Both Moscati and Commissioner Cynthia Schull said they suspect that the sudden hurry to develop the property for the fast food restaurant may be the catalyst for the amendment.

“We all know the rush, it’s the developers’ rush, the developer controls this part of the process. There’s that little piece of Blythewood Road,” Moscati said. “It’s up to all of us who live in this town, who are citizens of this town, to help protect it.”

“There’s a lot that would be impacted by this. It was sold in December for over $1 million,” Schull said. “So I suspect that some of this is coming because there is a very lucrative business, the kind of business coming that can afford to spend a million dollars on a lot, and I would suspect it’s Taco Bell or something similar.”
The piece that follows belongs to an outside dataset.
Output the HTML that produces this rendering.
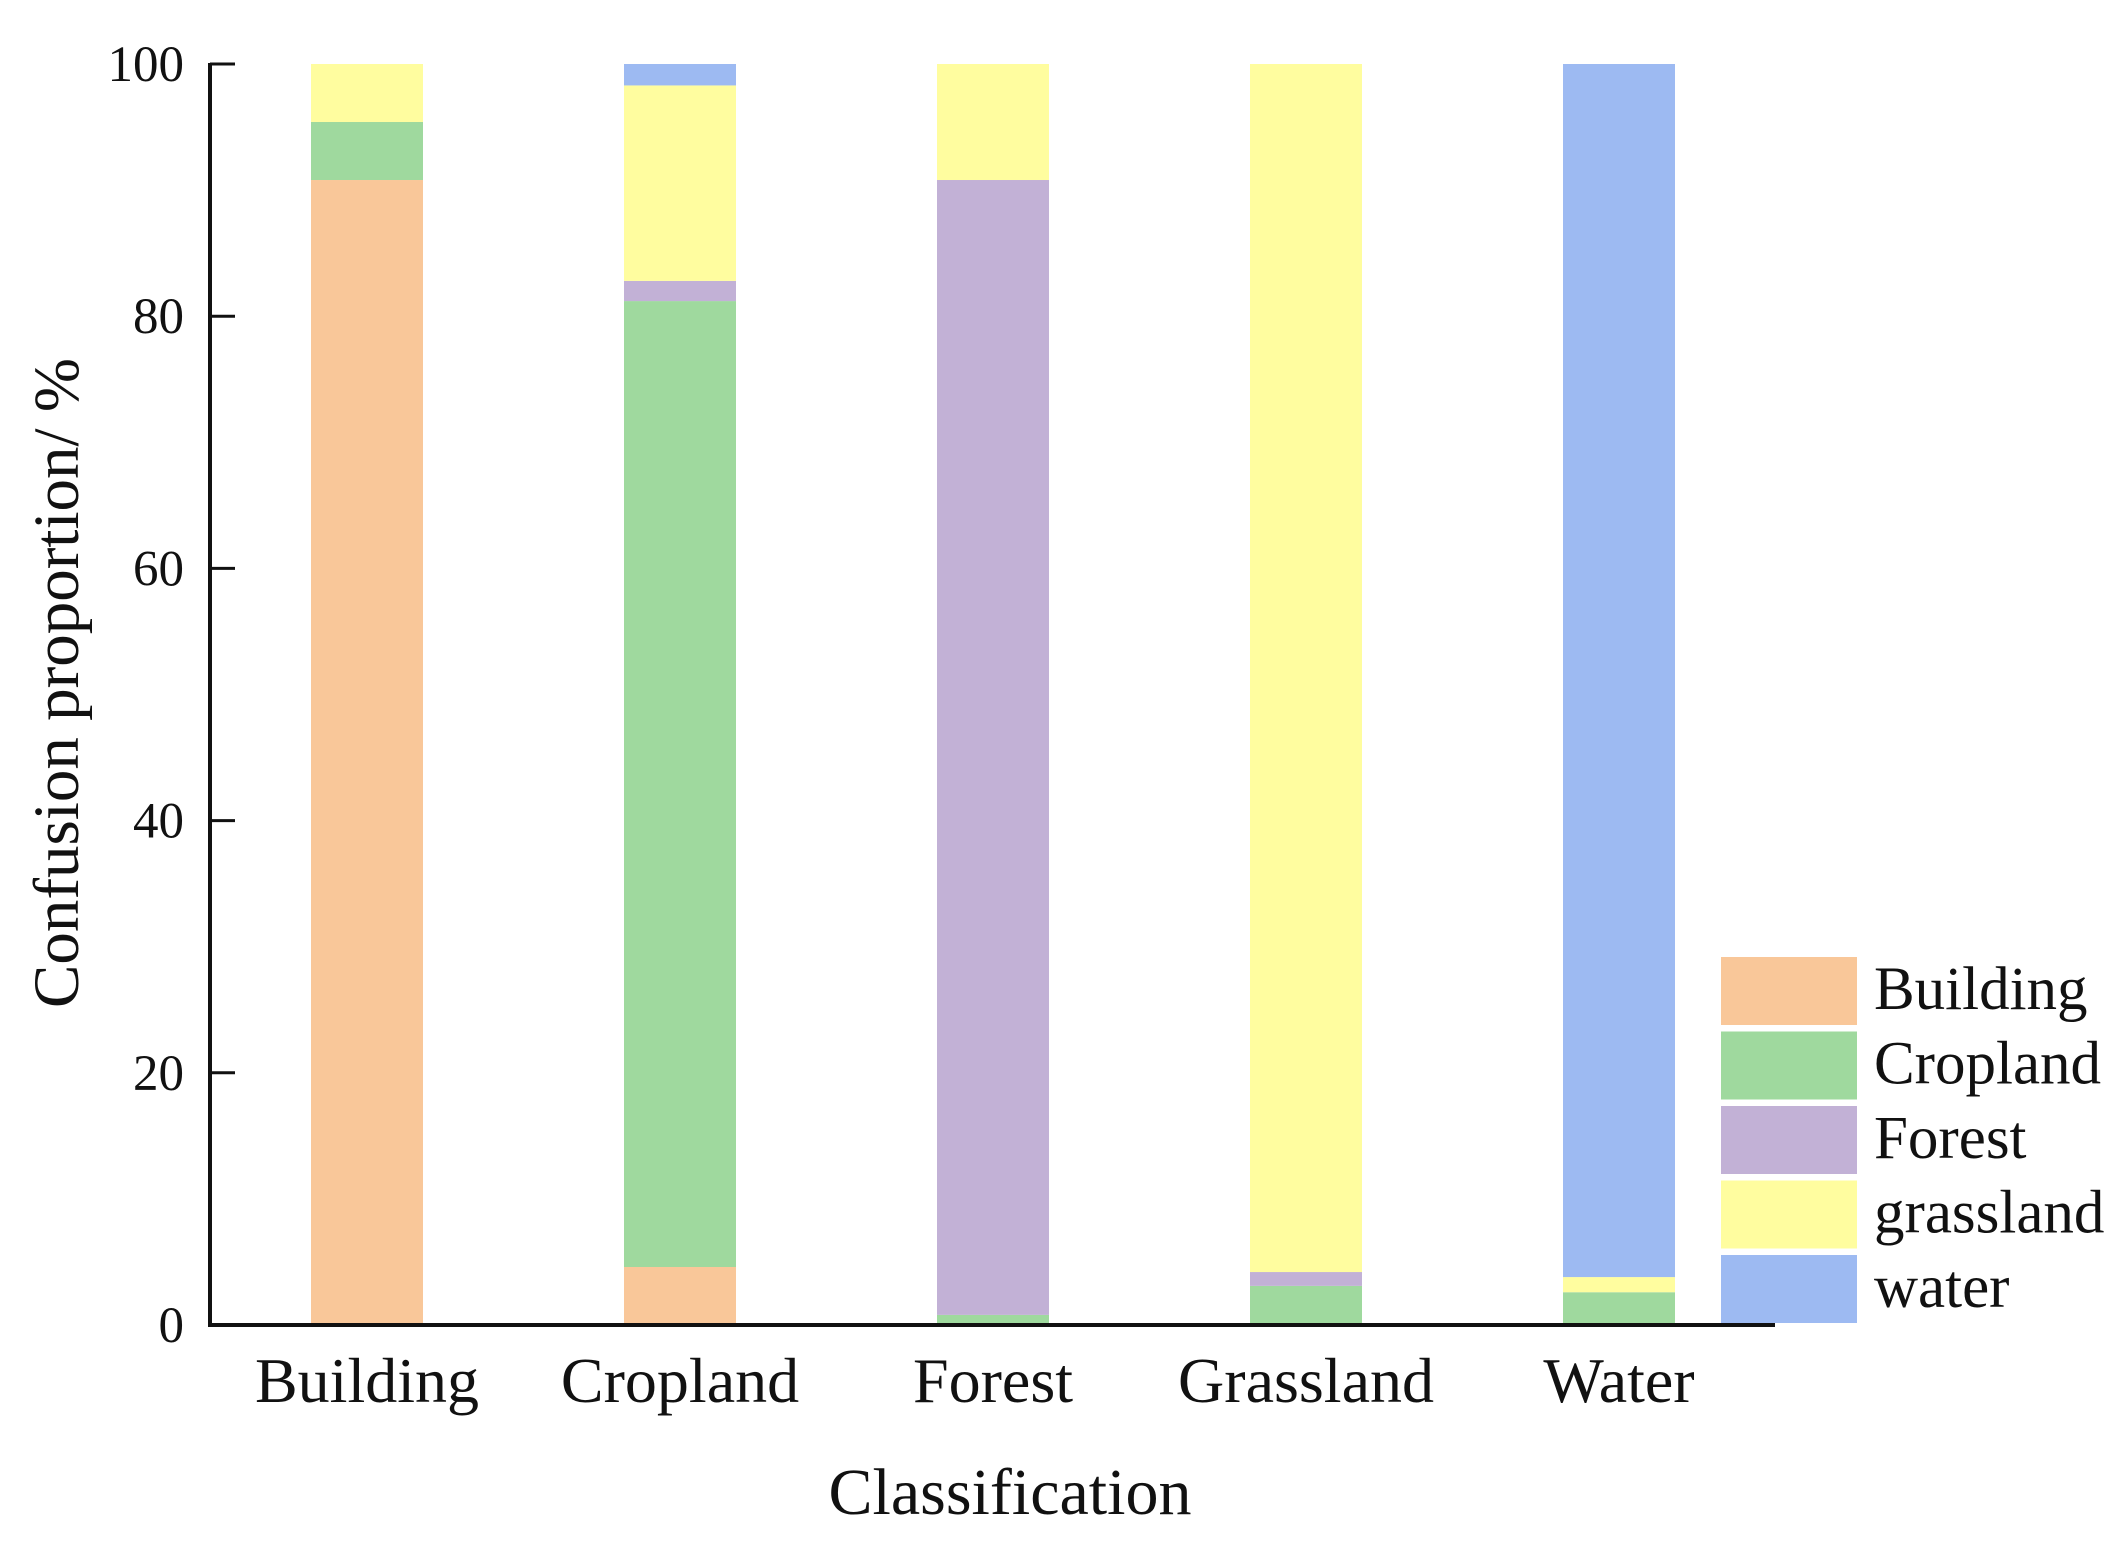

The 16,000 -18,000 cars that travel along Blythewood Road and I-77 does not make it conducive to be a pedestrian or biker friendly area, the Town’s Economic Development consultant, Ed Parlor. He suggested the McNulty Road area, under the guise of the Master Plan, could be transformed into a more fitting Town Center.

“Perhaps McNulty where you have a library, where you have a Sheriff’s office, a post office, churches, recreation, a school…” Parlor said. “You have neighborhoods growing around that area which could be walkable and bicycle friendly.”

While Council voted not to recommend the zoning amendment proposal, they agreed they would like to seek out more information and take suggestions from the Blythewood Architectural Review Board before the matter appears before the Town Council on August 24. Jim McLean, Co-Chair of the BAR and a Councilman who also worked on the Master Plan, brought up the BAR’s role in the discussions.

“You have the responsibility to the BAR to offer and revise the standards based on a case by case basis,” McLean said. “What we’ve done for the town and how we could deal with the situations that are currently out there, I think pretty much speaks for itself.”

I would just ask that you allow the BAR to take a little more collaborative role in this,” Moscati said. “I’m sure there’s some type of compromise in between rather than just scrapping the ordinance.”

The Commission will meet again before Town Council hears their recommendation and makes the final decision as to whether or not to adopt the proposed ordinance to relax the zoning.